Sorting Decisions and Peer Processes in Schools (SPINS)

Funding agency: German Research Foundation
Fundling line: Emmy Noether Program
Duration: 2022-2028

Sorting practices in school have a crucial impact on students’ peer processes – often producing substantial disparities along demographic categories like gender, ethnicity, and social class. SPINS offers a new perspective on the emergence of students’ social networks, collective identities, and academic self-concepts by focusing on the role of local school administrators and their consequential decisions on school admissions and classroom placements.

SPINS builds on the notion that headmasters and teachers have a much greater influence on local peer processes at their schools than they are currently aware of. Besides aiming for balanced classroom compositions, they can affect the extent to which different demographic categories align with or crosscut each other in a classroom – an often-overlooked compositional feature with profound social consequences.

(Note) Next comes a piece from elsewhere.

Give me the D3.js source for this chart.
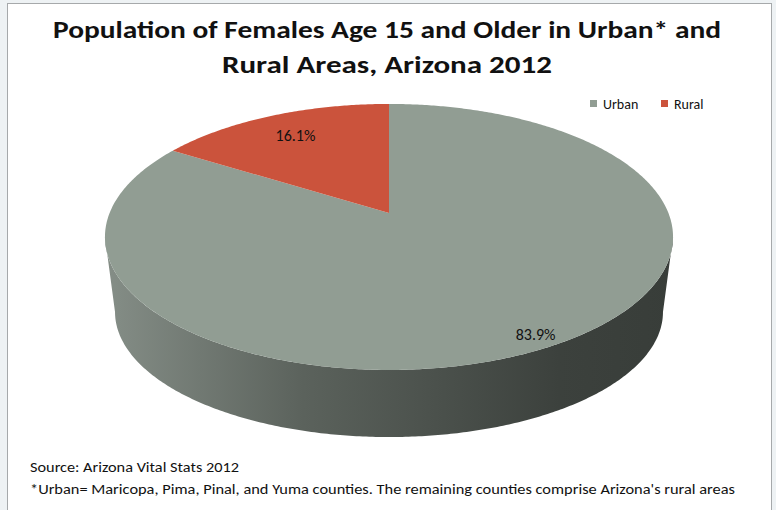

In the coming years, we will conduct a large-scale field experiment targeting headmasters and teachers in their sorting decisions at 300 secondary schools in Germany. The field experiment will be followed by a (network) panel survey addressing local school administrators and students as well as by the collection of administrative data from local school authorities.

Combining these various data sources holds the potential for groundbreaking insights into the social impact of local school administrators and their sorting decisions. In doing so, SPINS aims to contribute not only to a better general understanding of the social consequences of sorting but also to the design of effective practical interventions in secondary schooling – in support of more inclusive identities, cohesive networks, and positive academic self-concepts among the students.